It’s a notion Dunedin actress Raewyn Lippert is fully aware of, and one she went to great lengths to share with drama pupils at her alma mater, Kaikorai Valley College, yesterday.

She also appeared in the critically acclaimed 2015 film Suffragette, alongside actors Helena Bonham Carter and Meryl Streep.
Ms Lippert returned to Dunedin a year ago, to spend time with family here and introduce her English husband and actor Tom Peters, and their 3-year-old son, Ethan, to her home town.
"During the course of my year back here, I was thinking about how I got a lot out of my time at Kaikorai Valley, and I wanted to use this opportunity to give something back.
"We had a careers chat, a question-and-answers session, about how to approach people for work, what sort of training is helpful, what you do to earn a living when you’re not getting acting work ... those sorts of things."
She said many aspiring actors believed the profession was a full-time job, but she shed light on the fact that it was very rare.
Actors — particularly when they first start out, have to work long hours doing jobs outside of acting, she said.
"I think programmes like X-Factor don’t necessarily help because you see people become stars overnight.‘‘In the United Kingdom, the average for an actor is to have acting work for 11 weeks of the year.
"That’s an awful lot of time having to do something else.
"I’ve done my time doing things like waiting tables and working in call centres.
"I had a boring summer job once, being a roving information point where I wore a green sash with ‘Information’ written on it.
"It was at a John Lewis store. I had to stand and wait for someone to stop and ask me where haberdashery was."
She was thankful her career had developed to a point where she no longer had to do so many of those sorts of jobs.
"These days I do a lot of drama workshops and [corporate] role-play work, which at least utilises my acting skills."
Her main advice to pupils was "be persistent, go for your dream, but at the same time, be realistic and know that a lot of your time, you may not be doing what you want to do.
"But keep going if it’s what you love."
She hoped the advice would help others follow in her footsteps.
Ms Lippert said she got her first taste of acting while she was a pupil at what was then, Kaikorai Valley High School.
She credited deputy principal John Downes (who was her English teacher at the time) with inspiring her passion for acting.
"Definitely Mr Downes’s 4th form English classes, studying things like West Side Story, excited my imagination about acting, and it wasn’t until about 6th and 7th form that I started getting involved in productions and theatre spots.
"I had a love affair with acting, and it started to consume my 7th form year. I started to become obsessed with it."
From there, she said it was pure "youthful passion and idealism" that drove her to pursue it as a career, despite her having the academic ability to become a doctor or a lawyer.
"That acting bug really bit me, and I just couldn’t put it aside really."

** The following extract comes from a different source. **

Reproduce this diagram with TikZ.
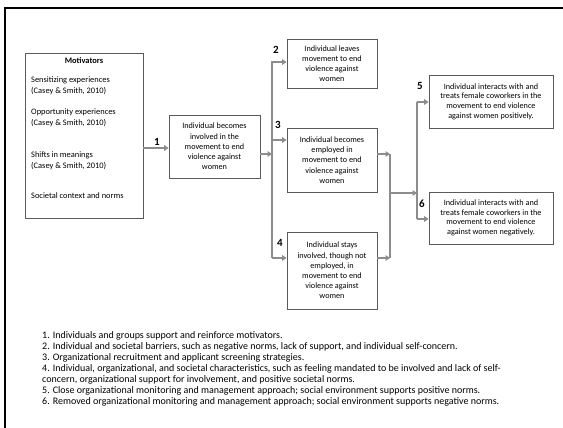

She left New Zealand to pursue her dream in the 1990s, studying at the Oxford School of Drama.
It seems the acting flame still flickers for Ms Lippert. She and her family will return to London next week, in the hope of rekindling her career.
Television and film were still relatively new to her, and she was keen to pursue them.
"Before I left, I was starting to pick up a bit of momentum and I was getting seen for a few more things. So I’m hoping that will pick up again."